• [What needs to be done]
Reproduce every entry below precisely; do not include the pictures.

• [Data]
^^^^

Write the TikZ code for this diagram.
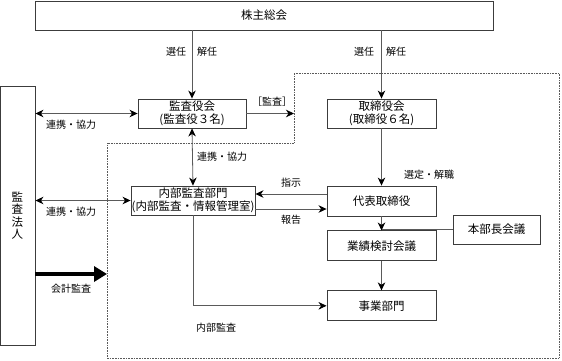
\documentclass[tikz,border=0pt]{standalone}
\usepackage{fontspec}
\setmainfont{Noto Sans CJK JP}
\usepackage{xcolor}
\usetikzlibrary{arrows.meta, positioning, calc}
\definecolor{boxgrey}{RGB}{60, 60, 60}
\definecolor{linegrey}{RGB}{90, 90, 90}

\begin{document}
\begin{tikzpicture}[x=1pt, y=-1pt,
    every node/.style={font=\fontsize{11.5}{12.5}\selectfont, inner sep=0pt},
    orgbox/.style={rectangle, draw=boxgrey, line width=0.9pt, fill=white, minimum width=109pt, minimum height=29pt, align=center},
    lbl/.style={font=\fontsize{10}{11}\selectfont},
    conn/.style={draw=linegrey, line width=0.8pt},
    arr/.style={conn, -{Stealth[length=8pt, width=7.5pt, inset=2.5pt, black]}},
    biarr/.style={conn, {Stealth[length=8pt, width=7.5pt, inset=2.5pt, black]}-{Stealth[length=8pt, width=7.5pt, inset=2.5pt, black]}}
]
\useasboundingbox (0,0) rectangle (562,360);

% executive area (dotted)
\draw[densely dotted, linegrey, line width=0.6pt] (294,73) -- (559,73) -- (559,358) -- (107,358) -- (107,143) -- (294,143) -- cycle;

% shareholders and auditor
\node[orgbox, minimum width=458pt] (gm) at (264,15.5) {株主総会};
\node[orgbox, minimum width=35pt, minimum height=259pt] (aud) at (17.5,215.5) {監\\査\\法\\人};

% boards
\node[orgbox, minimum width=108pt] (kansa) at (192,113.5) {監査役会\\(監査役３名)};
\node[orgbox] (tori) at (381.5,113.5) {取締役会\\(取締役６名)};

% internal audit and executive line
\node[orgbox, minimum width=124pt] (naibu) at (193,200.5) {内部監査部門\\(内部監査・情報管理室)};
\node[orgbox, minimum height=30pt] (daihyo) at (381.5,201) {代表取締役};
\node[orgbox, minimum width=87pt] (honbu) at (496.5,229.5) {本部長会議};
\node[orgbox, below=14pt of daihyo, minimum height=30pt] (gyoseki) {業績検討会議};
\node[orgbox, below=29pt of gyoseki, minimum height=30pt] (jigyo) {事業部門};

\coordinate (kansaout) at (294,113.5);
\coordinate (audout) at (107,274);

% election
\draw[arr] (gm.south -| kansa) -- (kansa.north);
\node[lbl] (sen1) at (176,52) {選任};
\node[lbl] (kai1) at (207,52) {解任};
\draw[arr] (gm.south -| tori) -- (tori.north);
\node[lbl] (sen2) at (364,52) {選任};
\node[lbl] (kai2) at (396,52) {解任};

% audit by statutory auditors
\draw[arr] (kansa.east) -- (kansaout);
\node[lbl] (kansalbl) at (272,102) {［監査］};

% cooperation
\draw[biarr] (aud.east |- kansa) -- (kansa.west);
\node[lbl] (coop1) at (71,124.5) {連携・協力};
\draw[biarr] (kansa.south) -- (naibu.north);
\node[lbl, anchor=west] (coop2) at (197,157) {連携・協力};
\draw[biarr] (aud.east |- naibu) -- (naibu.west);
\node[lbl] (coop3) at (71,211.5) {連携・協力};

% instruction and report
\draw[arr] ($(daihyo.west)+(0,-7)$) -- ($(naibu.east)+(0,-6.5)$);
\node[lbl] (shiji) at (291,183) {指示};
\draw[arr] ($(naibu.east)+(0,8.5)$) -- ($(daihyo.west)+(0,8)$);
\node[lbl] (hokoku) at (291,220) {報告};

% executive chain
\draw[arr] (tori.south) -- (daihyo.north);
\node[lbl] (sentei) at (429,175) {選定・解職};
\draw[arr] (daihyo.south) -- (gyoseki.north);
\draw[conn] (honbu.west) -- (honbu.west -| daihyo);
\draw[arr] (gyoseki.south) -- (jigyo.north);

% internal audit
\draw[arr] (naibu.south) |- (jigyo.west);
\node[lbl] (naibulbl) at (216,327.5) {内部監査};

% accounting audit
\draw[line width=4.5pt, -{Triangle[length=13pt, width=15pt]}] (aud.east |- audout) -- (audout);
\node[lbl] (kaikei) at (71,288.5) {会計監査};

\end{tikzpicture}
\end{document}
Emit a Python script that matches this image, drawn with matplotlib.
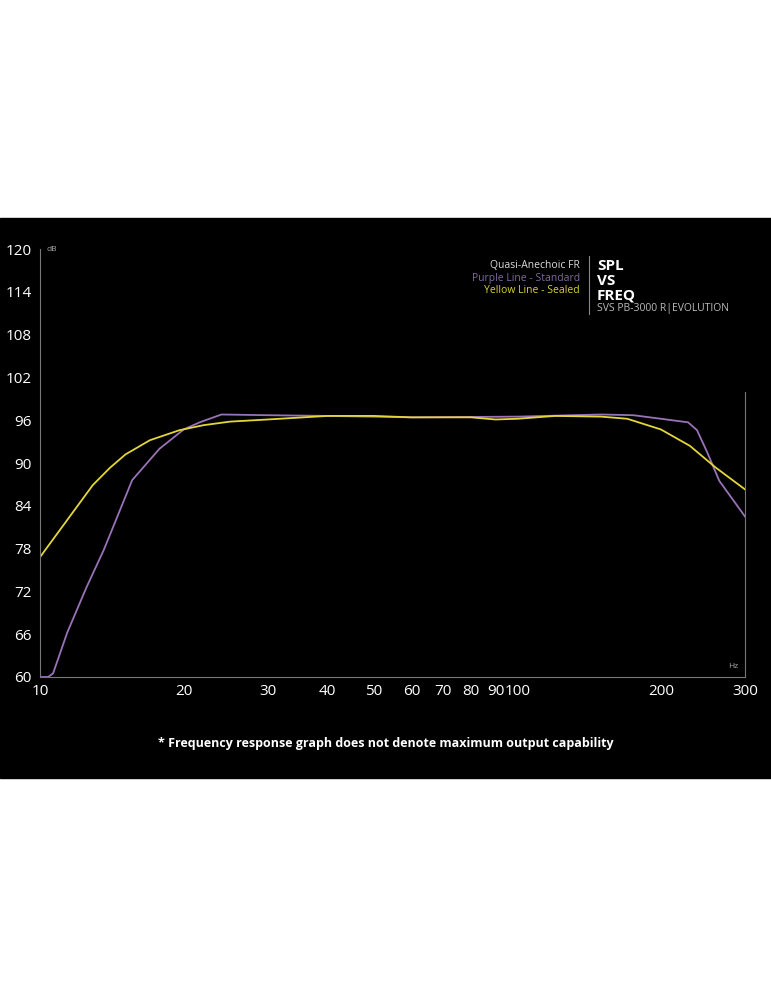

^^^^

• [Response]
Write the TikZ code for this diagram.
\documentclass[tikz,border=0pt]{standalone}
\usepackage{fontspec}
\setmainfont{Noto Sans CJK JP}
\usepackage{xcolor}
\usetikzlibrary{arrows.meta, positioning, calc}
\definecolor{boxgrey}{RGB}{60, 60, 60}
\definecolor{linegrey}{RGB}{90, 90, 90}

\begin{document}
\begin{tikzpicture}[x=1pt, y=-1pt,
    every node/.style={font=\fontsize{11.5}{12.5}\selectfont, inner sep=0pt},
    orgbox/.style={rectangle, draw=boxgrey, line width=0.9pt, fill=white, minimum width=109pt, minimum height=29pt, align=center},
    lbl/.style={font=\fontsize{10}{11}\selectfont},
    conn/.style={draw=linegrey, line width=0.8pt},
    arr/.style={conn, -{Stealth[length=8pt, width=7.5pt, inset=2.5pt, black]}},
    biarr/.style={conn, {Stealth[length=8pt, width=7.5pt, inset=2.5pt, black]}-{Stealth[length=8pt, width=7.5pt, inset=2.5pt, black]}}
]
\useasboundingbox (0,0) rectangle (562,360);

% executive area (dotted)
\draw[densely dotted, linegrey, line width=0.6pt] (294,73) -- (559,73) -- (559,358) -- (107,358) -- (107,143) -- (294,143) -- cycle;

% shareholders and auditor
\node[orgbox, minimum width=458pt] (gm) at (264,15.5) {株主総会};
\node[orgbox, minimum width=35pt, minimum height=259pt] (aud) at (17.5,215.5) {監\\査\\法\\人};

% boards
\node[orgbox, minimum width=108pt] (kansa) at (192,113.5) {監査役会\\(監査役３名)};
\node[orgbox] (tori) at (381.5,113.5) {取締役会\\(取締役６名)};

% internal audit and executive line
\node[orgbox, minimum width=124pt] (naibu) at (193,200.5) {内部監査部門\\(内部監査・情報管理室)};
\node[orgbox, minimum height=30pt] (daihyo) at (381.5,201) {代表取締役};
\node[orgbox, minimum width=87pt] (honbu) at (496.5,229.5) {本部長会議};
\node[orgbox, below=14pt of daihyo, minimum height=30pt] (gyoseki) {業績検討会議};
\node[orgbox, below=29pt of gyoseki, minimum height=30pt] (jigyo) {事業部門};

\coordinate (kansaout) at (294,113.5);
\coordinate (audout) at (107,274);

% election
\draw[arr] (gm.south -| kansa) -- (kansa.north);
\node[lbl] (sen1) at (176,52) {選任};
\node[lbl] (kai1) at (207,52) {解任};
\draw[arr] (gm.south -| tori) -- (tori.north);
\node[lbl] (sen2) at (364,52) {選任};
\node[lbl] (kai2) at (396,52) {解任};

% audit by statutory auditors
\draw[arr] (kansa.east) -- (kansaout);
\node[lbl] (kansalbl) at (272,102) {［監査］};

% cooperation
\draw[biarr] (aud.east |- kansa) -- (kansa.west);
\node[lbl] (coop1) at (71,124.5) {連携・協力};
\draw[biarr] (kansa.south) -- (naibu.north);
\node[lbl, anchor=west] (coop2) at (197,157) {連携・協力};
\draw[biarr] (aud.east |- naibu) -- (naibu.west);
\node[lbl] (coop3) at (71,211.5) {連携・協力};

% instruction and report
\draw[arr] ($(daihyo.west)+(0,-7)$) -- ($(naibu.east)+(0,-6.5)$);
\node[lbl] (shiji) at (291,183) {指示};
\draw[arr] ($(naibu.east)+(0,8.5)$) -- ($(daihyo.west)+(0,8)$);
\node[lbl] (hokoku) at (291,220) {報告};

% executive chain
\draw[arr] (tori.south) -- (daihyo.north);
\node[lbl] (sentei) at (429,175) {選定・解職};
\draw[arr] (daihyo.south) -- (gyoseki.north);
\draw[conn] (honbu.west) -- (honbu.west -| daihyo);
\draw[arr] (gyoseki.south) -- (jigyo.north);

% internal audit
\draw[arr] (naibu.south) |- (jigyo.west);
\node[lbl] (naibulbl) at (216,327.5) {内部監査};

% accounting audit
\draw[line width=4.5pt, -{Triangle[length=13pt, width=15pt]}] (aud.east |- audout) -- (audout);
\node[lbl] (kaikei) at (71,288.5) {会計監査};

\end{tikzpicture}
\end{document}
Emit a Python script that matches this image, drawn with matplotlib.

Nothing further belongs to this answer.